Management Priorities and Recovery
Under the Endangered Species Act of 1973, populations may be considered
for downlisting to Threatened status when they reach a minimum population
size large enough to prevent extinction and prevent loss of genetic
diversity. The USFWS (1998) Recovery Plan for shortnose sturgeon
calls for identification and designation of critical habitat areas;
protection of sturgeon from point source and non-point source pollution,
as well as other anthropogenic effects. It sets forth the long term
goal of eventually delisting the shortnose sturgeon through continued
habitat and water quality assessment; protection of spawning sites,
and restricting damming and dredging efforts at least during migratory
or spawning periods. Monitoring and minimization of mortality through
reduction of bycatch, protection from invasive species, strengthening
and increased enforcement of anti-poaching regulations, and increased
pubic education efforts all will be directed toward recovery efforts
Acipenser brevirostrum, along with other sturgeon species
that occur along the Atlantic Seaboard, have good quality flesh
and eggs suitable for use as caviar. They were intensively fished
for more than 100 years until the fishery collapsed in the 1880s.

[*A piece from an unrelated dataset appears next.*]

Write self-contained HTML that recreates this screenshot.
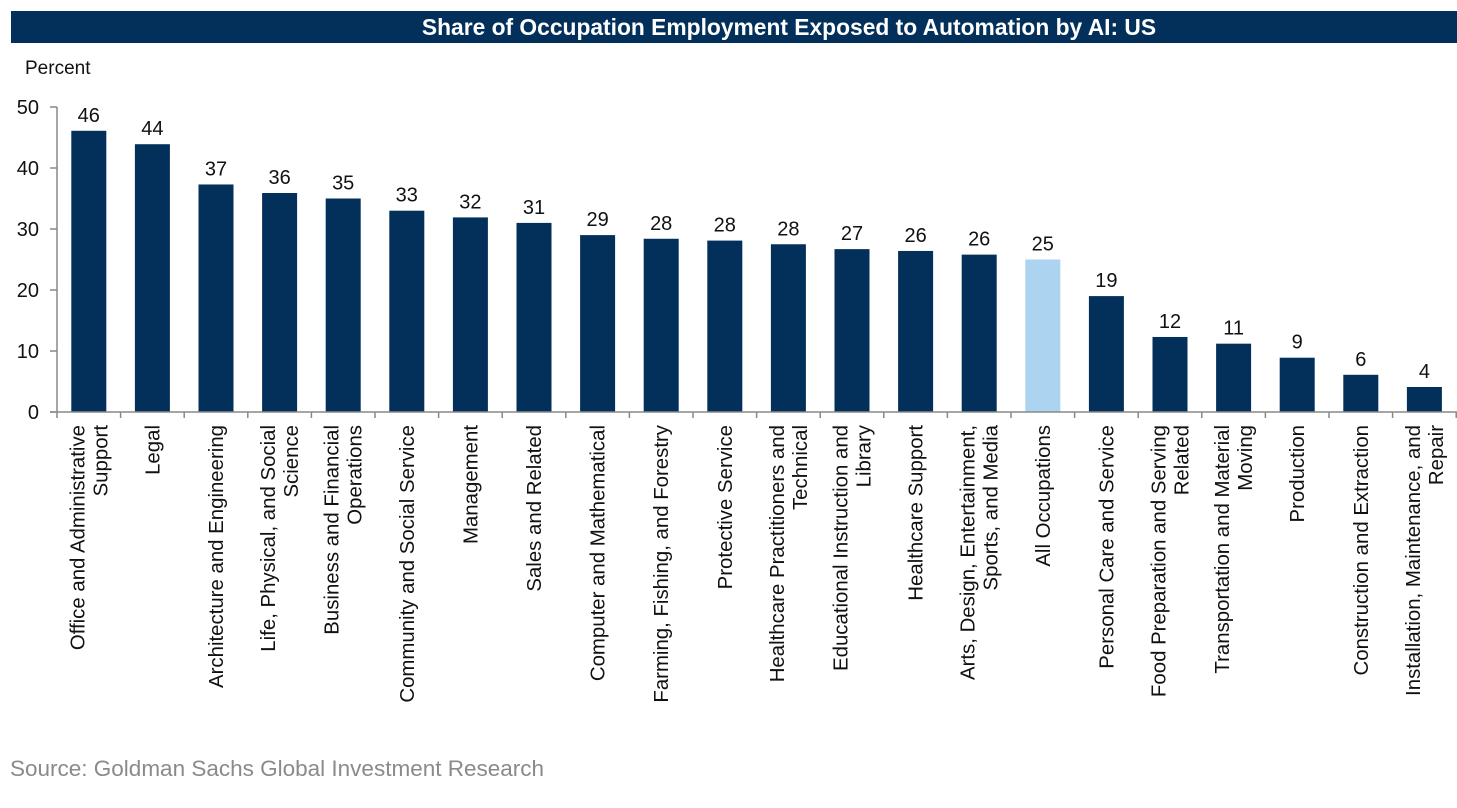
<!DOCTYPE html>
<html><head><meta charset="utf-8"><style>
body{margin:0;background:#fff;width:1457px;height:803px;overflow:hidden;font-family:"Liberation Sans",sans-serif}
</style></head><body>
<svg width="1457" height="803">
<rect x="11" y="11" width="1446" height="32" fill="#03305a"/>
<text x="789" y="35" fill="#fff" font-size="22.8" font-weight="bold" text-anchor="middle">Share of Occupation Employment Exposed to Automation by AI: US</text>
<text x="25" y="74" font-size="19" fill="#111">Percent</text>
<g id="plot"></g>
<text x="10" y="776" font-size="22.5" fill="#8a8a8a">Source: Goldman Sachs Global Investment Research</text>
</svg>
<script>
const categories=[["Office and Administrative","Support"],["Legal"],["Architecture and Engineering"],["Life, Physical, and Social","Science"],["Business and Financial","Operations"],["Community and Social Service"],["Management"],["Sales and Related"],["Computer and Mathematical"],["Farming, Fishing, and Forestry"],["Protective Service"],["Healthcare Practitioners and","Technical"],["Educational Instruction and","Library"],["Healthcare Support"],["Arts, Design, Entertainment,","Sports, and Media"],["All Occupations"],["Personal Care and Service"],["Food Preparation and Serving","Related"],["Transportation and Material","Moving"],["Production"],["Construction and Extraction"],["Installation, Maintenance, and","Repair"]];
const values=[46.1,43.9,37.3,35.9,35,33,31.9,31,29,28.4,28.1,27.5,26.7,26.4,25.8,25,19,12.3,11.2,8.9,6.1,4.1];
const yTicks=[0,10,20,30,40,50];
const NS="http://www.w3.org/2000/svg";
const g=document.getElementById('plot');
const x0=57,band=63.6,y0=412,yTop=107,vmax=50;
const y=v=>y0-(v/vmax)*(y0-yTop);
const xc=i=>x0+band*(i+0.5);
function mk(t,a){const e=document.createElementNS(NS,t);for(const k in a)e.setAttribute(k,a[k]);g.appendChild(e);return e;}
const yax=mk('line',{x1:x0,y1:yTop,x2:x0,y2:y0,stroke:'#888','stroke-width':1.5});


yTicks.forEach(t=>{
 const tk=mk('line',{x1:x0-7,x2:x0,y1:y(t),y2:y(t),stroke:'#888','stroke-width':1.5});
 
 
 const tl=mk('text',{x:x0-18,y:y(t)+7,'font-size':20,'text-anchor':'end',fill:'#111'});
 tl.textContent=t;
 
 
});
values.forEach((v,i)=>{
 const b=mk('rect',{x:xc(i)-17.5,y:y(v),width:35,height:y0-y(v),fill:i===15?'#acd3ef':'#03305a'});
 
 
 const l=mk('text',{x:xc(i),y:y(v)-9,'font-size':20,'text-anchor':'middle',fill:'#111'});
 l.textContent=Math.round(v);
 
 
 const lines=categories[i];
 const t=mk('text',{transform:`translate(${xc(i)},425) rotate(-90)`,'font-size':20.4,'text-anchor':'end',fill:'#111'});
 
 
 lines.forEach((s,j)=>{const ts=document.createElementNS(NS,'tspan');ts.setAttribute('x',0);ts.setAttribute('y',7+(j-(lines.length-1)/2)*23);ts.textContent=s;t.appendChild(ts);});
});
for(let i=0;i<=values.length;i++){
 const tk=mk('line',{x1:x0+band*i,x2:x0+band*i,y1:y0,y2:y0+6,stroke:'#888','stroke-width':1.5});
 
 
}
const xa=mk('line',{x1:x0-7,y1:y0,x2:1457,y2:y0,stroke:'#888','stroke-width':1.5});


</script>
</body></html>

Subsequent industrial development along rivers and coastlines impeded
recovery of populations by impairing water quality and degrading
habitats (NMFS 1998). Industrialization may have been especially
harmful to southernmost populations, including those in Florida
(Scott 1978). Currently, there are no legal fisheries or by-catch
allowances for shortnose sturgeon in U.S. territorial waters. This
species has been listed as Endangered since 1967.